Effects of cooperative diffusion on rheological and mechanical behavior of bcc Fe: A combined approach using elastically collective nonlinear Langevin equation theory and statistical moment method
Tran Dinh Cuong, Anh D. Phan
Abstract
Anomalous seismic data on Earth's inner core have challenged our understanding of mineral physics for decades. According to recent ab initio studies, bcc Fe may be a key to solving this long-standing problem. However, simulating the bcc phase requires an enormous supercell, a long simulation time, and a prohibitive computational cost. Consequently, available information about bcc Fe is very limited.

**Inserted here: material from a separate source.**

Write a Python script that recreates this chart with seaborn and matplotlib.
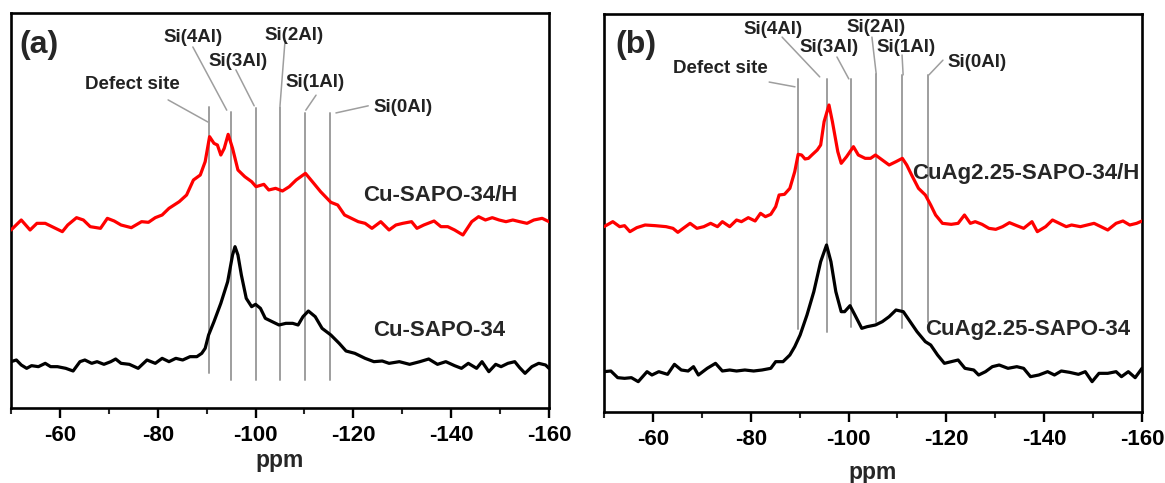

Herein, we introduce a more convenient approach for investigating the rheological and mechanical properties of the bcc structure under deep-Earth conditions. Since bcc Fe behaves similarly to a liquid system while remaining within the solid state, we treat it as a hard-sphere glass former in the elastically collective nonlinear Langevin equation theory. On that basis, we can readily evaluate the contribution of local and nonlocal interactions to the motion of atoms at various packing fractions. To consider finite-temperature and hydrostatic-pressure effects, we utilize the statistical moment method. The mentioned strategy enables us to determine the diffusivity, viscosity, and rigidity of bcc Fe without strenuous computational efforts. In addition, we discover a close connection between the glass and superionic transitions. Our theoretical calculations agree quantitatively well with cutting-edge large-scale molecular dynamics simulations. Therefore they would be valuable for unlocking the mysteries of Earth's inner core, such as the low shear resistance, the high Poisson ratio, and the strong seismic-wave attenuation.